I'd rather be riding instead I'm using tapatalk!


----------



## Polaris425 (Dec 16, 2004)

They did release better seals for all years. You can put the new ones on the older brutes.


----------



## carms_2 (Jul 21, 2010)

Polaris425 said:


> They did release better seals for all years. You can put the new ones on the older brutes.



Even for the Front Diff??? 

That would be awesome if we could stop the front diff from taking on water!!


----------



## Polaris425 (Dec 16, 2004)

not sure about diff seals but the engine seals, yes.


----------



## Waddaman (Oct 3, 2010)

I thought it was just a $100 some dollar dust shield?


----------



## carms_2 (Jul 21, 2010)

Ill look into those front diff seals tomorrow and ill let you guys know.

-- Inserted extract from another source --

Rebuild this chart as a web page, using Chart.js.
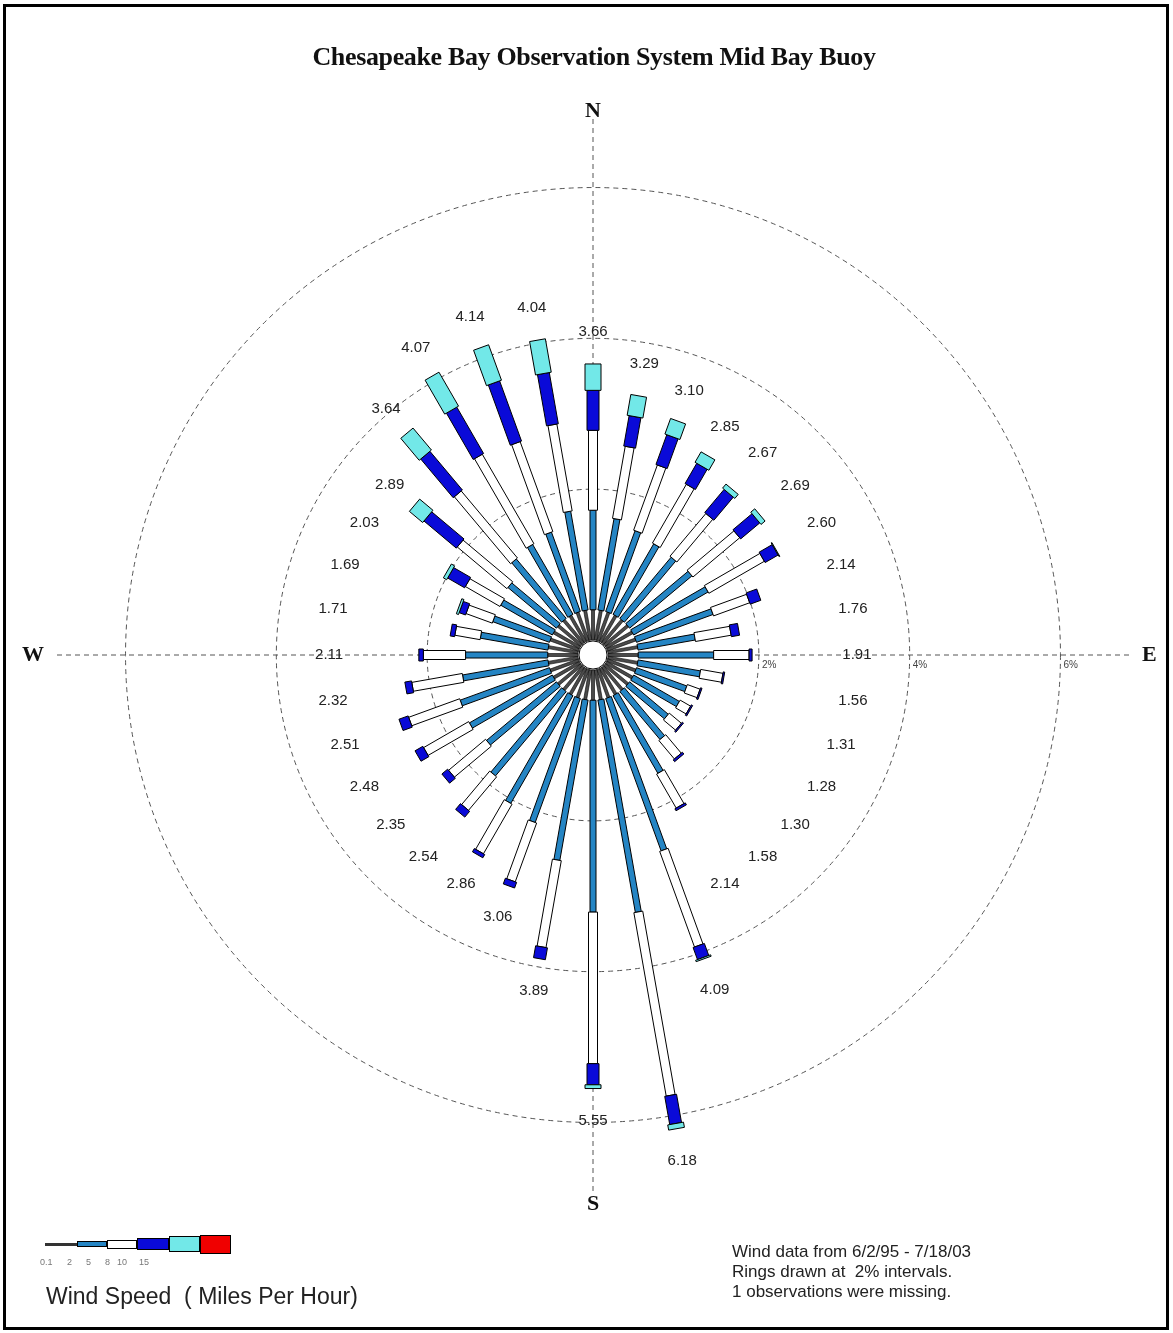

Ill tell you if they fit and they'll help with the water in the front diff problem on the older Brutes that would be great. 

Ill post my findings tomorrow


----------



## KidRock (Nov 19, 2010)

That would be great if they fit and are better than stock. 


Sent from my iPhone using Tapatalk


----------



## SWBF (Jan 12, 2012)

Take a deeper look at the Teryx4 upgrades, from the wet clutch to a full lock frt dif is a sneek preview of what is coming with a Larger Motor Monster Energy Brute.
To be honest, my spec info is old and my contact hasbeen mum lately but the new Motor is not dead, Kawasaki has been listening.
The biggest issue has been the Economy and not just in the USA, the other was the weight limit had to expire, which it has.


----------